■ WORK INSTRUCTIONS: The lines to extract run from the start of the records through the line with "(0,0) rectangle (691,755);", both ends included; drop the pictures.

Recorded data
════
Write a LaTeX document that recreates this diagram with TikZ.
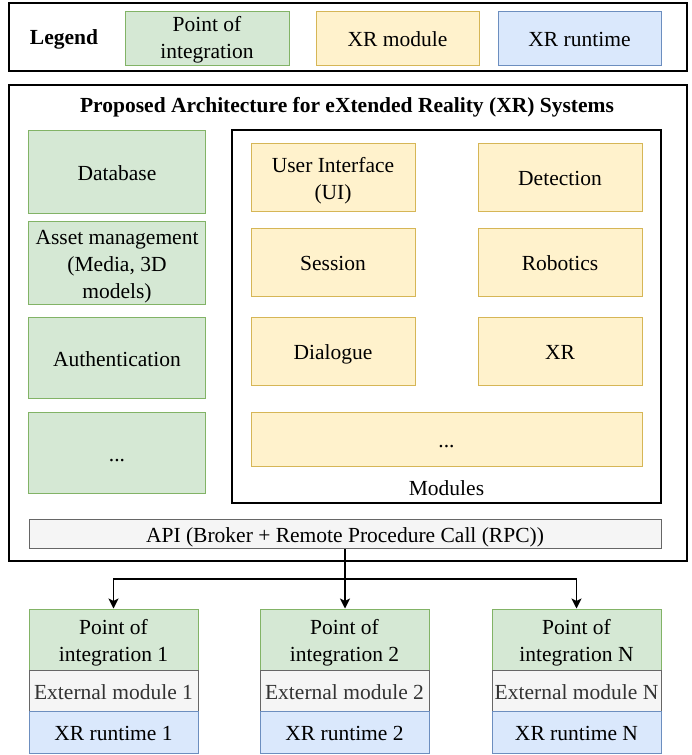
\documentclass[tikz,border=0pt]{standalone}
\usepackage{fontspec}
\setmainfont{Liberation Serif}
\usetikzlibrary{arrows.meta}
\definecolor{pointfill}{HTML}{D5E8D4}
\definecolor{pointline}{HTML}{82B366}
\definecolor{modfill}{HTML}{FFF2CC}
\definecolor{modline}{HTML}{D6B656}
\definecolor{rtfill}{HTML}{DAE8FC}
\definecolor{rtline}{HTML}{6C8EBF}
\definecolor{extfill}{HTML}{F5F5F5}
\definecolor{extline}{HTML}{666666}
\definecolor{exttext}{HTML}{333333}
% fixed line struts keep the text block evenly placed in every cell
\newcommand\topline{\rule{0pt}{23pt}}
\newcommand\lastline{\rule[-6pt]{0pt}{0pt}}
\tikzset{
  txt/.style={font=\fontsize{21.5}{27}\selectfont, align=center, inner sep=0pt},
  cell/.style={txt, rectangle, draw, line width=1pt,
    execute at begin node=\topline,
    execute at end node=\lastline},
  pointbox/.style={cell, fill=pointfill, draw=pointline},
  modbox/.style={cell, fill=modfill, draw=modline},
  rtbox/.style={cell, fill=rtfill, draw=rtline},
  extbox/.style={cell, fill=extfill, draw=extline},
  frame/.style={rectangle, draw=black, inner sep=0pt},
  link/.style={line width=1.5pt, draw=black},
  tip/.style={link, -{Stealth[length=10pt, width=10pt, inset=2.5pt]}}
}
\begin{document}
\begin{tikzpicture}[x=1pt, y=-1pt]
\useasboundingbox (0,0) rectangle (691,755);

% Legend
\node[frame, line width=2.5pt, minimum width=678pt, minimum height=68pt] (legend) at (348,37) {};
\node[txt, font=\fontsize{21.5}{27}\selectfont\bfseries] (legendlabel) at (64,39) {Legend};
\node[pointbox, minimum width=164pt, minimum height=54pt] (lgpoint) at (207,38) {\rule{0pt}{20pt}Point of\\integration\rule[-5pt]{0pt}{0pt}};
\node[modbox, minimum width=163pt, minimum height=54pt] (lgmod) at (397.5,38) {XR module};
\node[rtbox, minimum width=163pt, minimum height=54pt] (lgrt) at (579.5,38) {XR runtime};

% Architecture frame
\node[frame, line width=1.5pt, minimum width=678pt, minimum height=476pt] (arch) at (348,323) {};
\node[txt, font=\fontsize{21.5}{27}\selectfont\bfseries] (title) at (347,107) {Proposed Architecture for eXtended Reality (XR) Systems};

% Integration points on the left
\node[pointbox, minimum width=177pt, minimum height=83pt] (db) at (117,171.5) {Database};
\node[pointbox, minimum width=177pt, minimum height=81pt] (asset) at (117,262.5) {\topline Asset management\\(Media, 3D\\models)\lastline};
\node[pointbox, minimum width=177pt, minimum height=81pt] (auth) at (117,357.5) {Authentication};
\node[pointbox, minimum width=177pt, minimum height=81pt] (pmore) at (117,452.5) {...};

% Modules
\node[frame, line width=1.3pt, minimum width=429pt, minimum height=373pt] (modules) at (446.5,316.5) {};
\node[modbox, minimum width=164pt, minimum height=68pt] (ui) at (333,177) {\topline User Interface\\(UI)\lastline};
\node[modbox, minimum width=164pt, minimum height=68pt] (det) at (560,177) {Detection};
\node[modbox, minimum width=164pt, minimum height=68pt] (sess) at (333,262) {Session};
\node[modbox, minimum width=164pt, minimum height=68pt] (rob) at (560,262) {Robotics};
\node[modbox, minimum width=164pt, minimum height=68pt] (dia) at (333,351) {Dialogue};
\node[modbox, minimum width=164pt, minimum height=68pt] (xr) at (560,351) {XR};
\node[modbox, minimum width=391pt, minimum height=54pt] (mmore) at (446.5,439) {...};
\node[txt] (modlabel) at (446.5,488) {Modules};

% API bar
\node[extbox, minimum width=632pt, minimum height=26pt] (api) at (345,534) {API (Broker + Remote Procedure Call (RPC))};

% External stacks
\foreach \i/\x/\n in {1/113.5/1, 2/344.5/2, 3/576.5/N} {
  \node[pointbox, minimum width=169pt, minimum height=61pt] (p\i) at (\x,639.5) {\topline Point of\\integration \n\lastline};
  \node[extbox, minimum width=169pt, minimum height=41pt, text=exttext] (e\i) at (\x,690.5) {External module \n};
  \node[rtbox, minimum width=169pt, minimum height=42pt] (r\i) at (\x,732) {XR runtime \n};
}

% Connectors from the API to each integration point
\coordinate (split) at (345,579);
\draw[link] (api.south) -- (split);
\draw[tip] (split) -| (p1.north);
\draw[tip] (split) -- (p2.north -| split);
\draw[tip] (split) -| (p3.north);
\end{tikzpicture}
\end{document}
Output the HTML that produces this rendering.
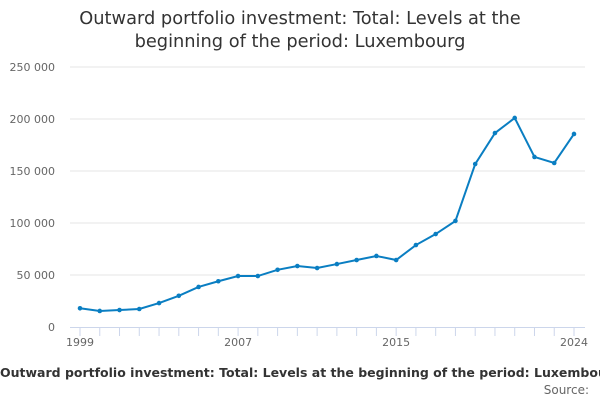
════
■ OUTPUT FOR THIS TASK:
Write a LaTeX document that recreates this diagram with TikZ.
\documentclass[tikz,border=0pt]{standalone}
\usepackage{fontspec}
\setmainfont{Liberation Serif}
\usetikzlibrary{arrows.meta}
\definecolor{pointfill}{HTML}{D5E8D4}
\definecolor{pointline}{HTML}{82B366}
\definecolor{modfill}{HTML}{FFF2CC}
\definecolor{modline}{HTML}{D6B656}
\definecolor{rtfill}{HTML}{DAE8FC}
\definecolor{rtline}{HTML}{6C8EBF}
\definecolor{extfill}{HTML}{F5F5F5}
\definecolor{extline}{HTML}{666666}
\definecolor{exttext}{HTML}{333333}
% fixed line struts keep the text block evenly placed in every cell
\newcommand\topline{\rule{0pt}{23pt}}
\newcommand\lastline{\rule[-6pt]{0pt}{0pt}}
\tikzset{
  txt/.style={font=\fontsize{21.5}{27}\selectfont, align=center, inner sep=0pt},
  cell/.style={txt, rectangle, draw, line width=1pt,
    execute at begin node=\topline,
    execute at end node=\lastline},
  pointbox/.style={cell, fill=pointfill, draw=pointline},
  modbox/.style={cell, fill=modfill, draw=modline},
  rtbox/.style={cell, fill=rtfill, draw=rtline},
  extbox/.style={cell, fill=extfill, draw=extline},
  frame/.style={rectangle, draw=black, inner sep=0pt},
  link/.style={line width=1.5pt, draw=black},
  tip/.style={link, -{Stealth[length=10pt, width=10pt, inset=2.5pt]}}
}
\begin{document}
\begin{tikzpicture}[x=1pt, y=-1pt]
\useasboundingbox (0,0) rectangle (691,755);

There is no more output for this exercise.